start

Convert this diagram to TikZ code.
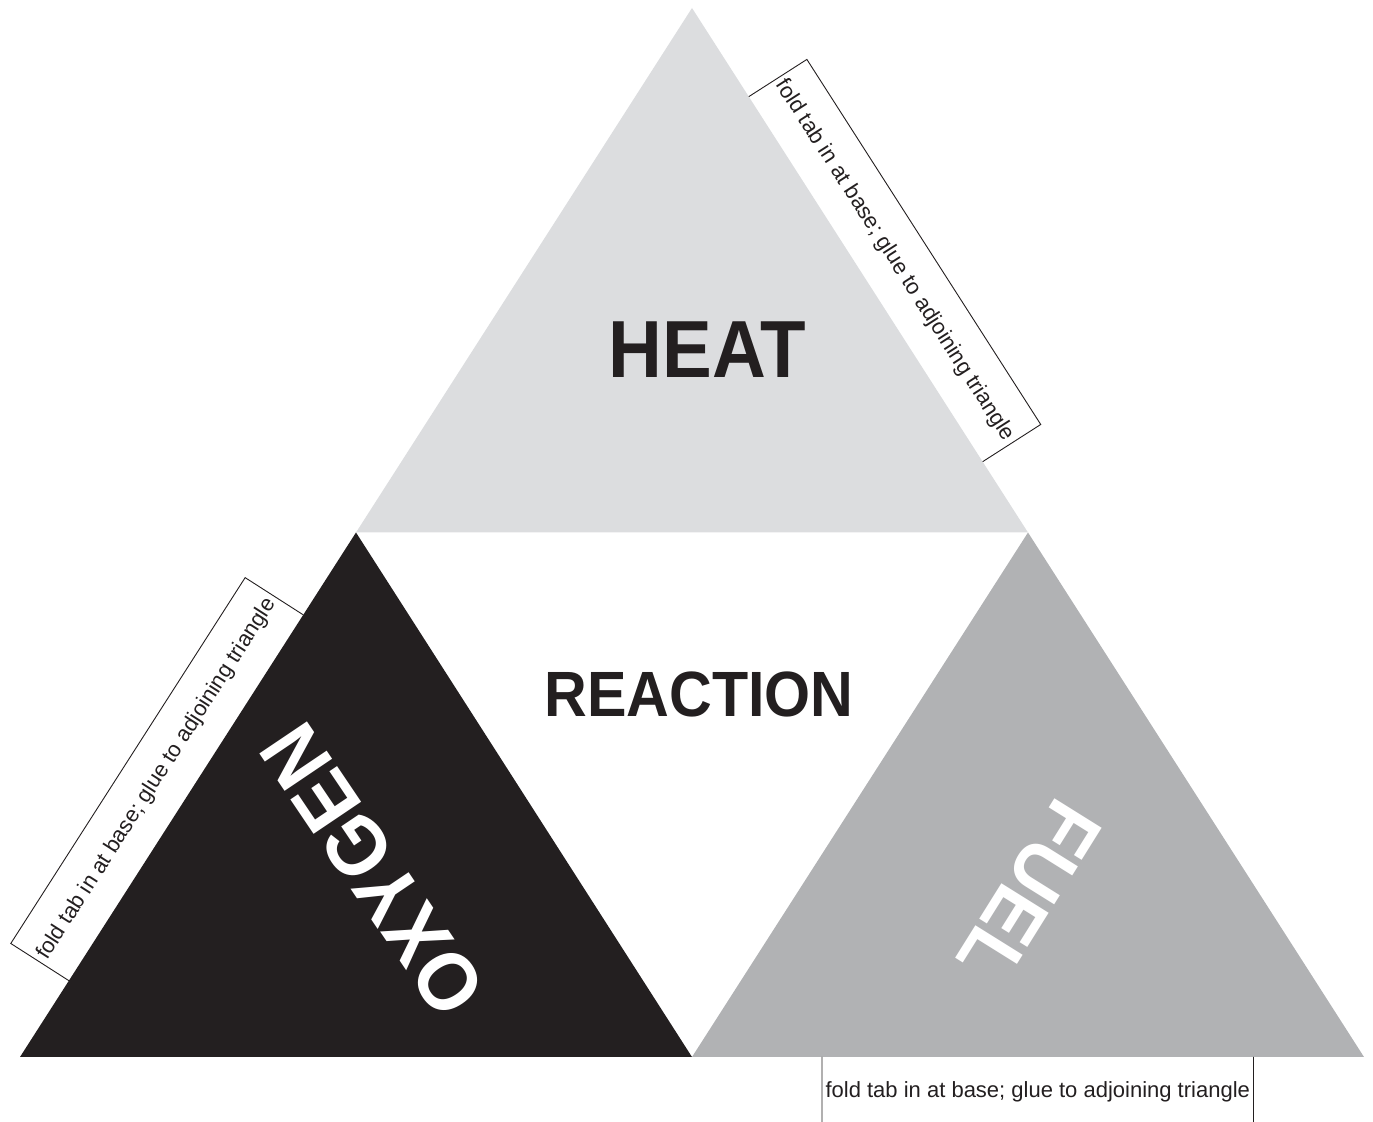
\documentclass[tikz,border=0pt]{standalone}
\usepackage{fontspec}
\setmainfont{Liberation Sans}
\usetikzlibrary{calc,positioning}
\definecolor{heatgray}{HTML}{DCDDDF}
\definecolor{fuelgray}{HTML}{B1B2B4}
\definecolor{inkblack}{HTML}{231F20}
\tikzset{
  bigword/.style={
    font=\bfseries\fontsize{40.5}{44}\selectfont,
    inner sep=0pt,
    xscale=0.92
  },
  midword/.style={
    font=\bfseries\fontsize{32}{36}\selectfont,
    inner sep=0pt,
    xscale=0.925
  },
  tabline/.style={draw=inkblack, line width=0.45pt},
  tabtext/.style={
    font=\fontsize{11}{13}\selectfont,
    text=inkblack,
    inner sep=0pt
  }
}

\begin{document}
\begin{tikzpicture}[x=0.5pt,y=-0.5pt]

\useasboundingbox (0,0) rectangle (1373,1122);
\clip (0,0) rectangle (1373,1122);

\coordinate (apex) at (692,8);
\coordinate (left) at (20,1057);
\coordinate (right) at (1364,1057);
\coordinate (midL) at ($(apex)!0.5!(left)$);
\coordinate (midR) at ($(apex)!0.5!(right)$);
\coordinate (midB) at ($(left)!0.5!(right)$);

\fill[heatgray] (apex) -- (midR) -- (midL) -- cycle;
\fill[inkblack] (midL) -- (midB) -- (left) -- cycle;
\fill[fuelgray] (midR) -- (right) -- (midB) -- cycle;

\node[bigword, text=inkblack] (heat) at (707.5,350) {HEAT};
\node[midword, text=inkblack] (reaction) at (699,694) {REACTION};
\node[rotate=124, bigword, scale=1.03, text=white] (oxygen) at (373,870) {OXYGEN};
\node[rotate=-122, bigword, text=white] (fuel) at (1029,892) {FUEL};

\foreach \p/\q/\s/\e/\r [count=\i] in
  {apex/midR/0.169/0.865/-57.35,
   left/midL/0.1455/0.843/57.35,
   right/midB/0.1644/0.8065/0}{
  \coordinate (tab\i a) at ($(\p)!\s!(\q)$);
  \coordinate (tab\i b) at ($(\p)!\e!(\q)$);
  \coordinate (tab\i c) at ($(tab\i b)!34.5pt!-90:(tab\i a)$);
  \coordinate (tab\i d) at ($(tab\i a)!34.5pt!90:(tab\i b)$);
  \draw[tabline] (tab\i a) -- (tab\i d) -- (tab\i c) -- (tab\i b);
  \node[tabtext, rotate=\r] (tabnote\i) at ($(tab\i a)!0.5!(tab\i c)$)
    {fold tab in at base; glue to adjoining triangle};
}

\end{tikzpicture}
\end{document}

end

● WHAT THE TASK REQUIRES
Reproduce the whole listing above word for word, but not its pictures.

● EXERCISE OUTPUT
Convert this diagram to TikZ code.
\documentclass[tikz,border=0pt]{standalone}
\usepackage{fontspec}
\setmainfont{Liberation Sans}
\usetikzlibrary{calc,positioning}
\definecolor{heatgray}{HTML}{DCDDDF}
\definecolor{fuelgray}{HTML}{B1B2B4}
\definecolor{inkblack}{HTML}{231F20}
\tikzset{
  bigword/.style={
    font=\bfseries\fontsize{40.5}{44}\selectfont,
    inner sep=0pt,
    xscale=0.92
  },
  midword/.style={
    font=\bfseries\fontsize{32}{36}\selectfont,
    inner sep=0pt,
    xscale=0.925
  },
  tabline/.style={draw=inkblack, line width=0.45pt},
  tabtext/.style={
    font=\fontsize{11}{13}\selectfont,
    text=inkblack,
    inner sep=0pt
  }
}

\begin{document}
\begin{tikzpicture}[x=0.5pt,y=-0.5pt]

\useasboundingbox (0,0) rectangle (1373,1122);
\clip (0,0) rectangle (1373,1122);

\coordinate (apex) at (692,8);
\coordinate (left) at (20,1057);
\coordinate (right) at (1364,1057);
\coordinate (midL) at ($(apex)!0.5!(left)$);
\coordinate (midR) at ($(apex)!0.5!(right)$);
\coordinate (midB) at ($(left)!0.5!(right)$);

\fill[heatgray] (apex) -- (midR) -- (midL) -- cycle;
\fill[inkblack] (midL) -- (midB) -- (left) -- cycle;
\fill[fuelgray] (midR) -- (right) -- (midB) -- cycle;

\node[bigword, text=inkblack] (heat) at (707.5,350) {HEAT};
\node[midword, text=inkblack] (reaction) at (699,694) {REACTION};
\node[rotate=124, bigword, scale=1.03, text=white] (oxygen) at (373,870) {OXYGEN};
\node[rotate=-122, bigword, text=white] (fuel) at (1029,892) {FUEL};

\foreach \p/\q/\s/\e/\r [count=\i] in
  {apex/midR/0.169/0.865/-57.35,
   left/midL/0.1455/0.843/57.35,
   right/midB/0.1644/0.8065/0}{
  \coordinate (tab\i a) at ($(\p)!\s!(\q)$);
  \coordinate (tab\i b) at ($(\p)!\e!(\q)$);
  \coordinate (tab\i c) at ($(tab\i b)!34.5pt!-90:(tab\i a)$);
  \coordinate (tab\i d) at ($(tab\i a)!34.5pt!90:(tab\i b)$);
  \draw[tabline] (tab\i a) -- (tab\i d) -- (tab\i c) -- (tab\i b);
  \node[tabtext, rotate=\r] (tabnote\i) at ($(tab\i a)!0.5!(tab\i c)$)
    {fold tab in at base; glue to adjoining triangle};
}

\end{tikzpicture}
\end{document}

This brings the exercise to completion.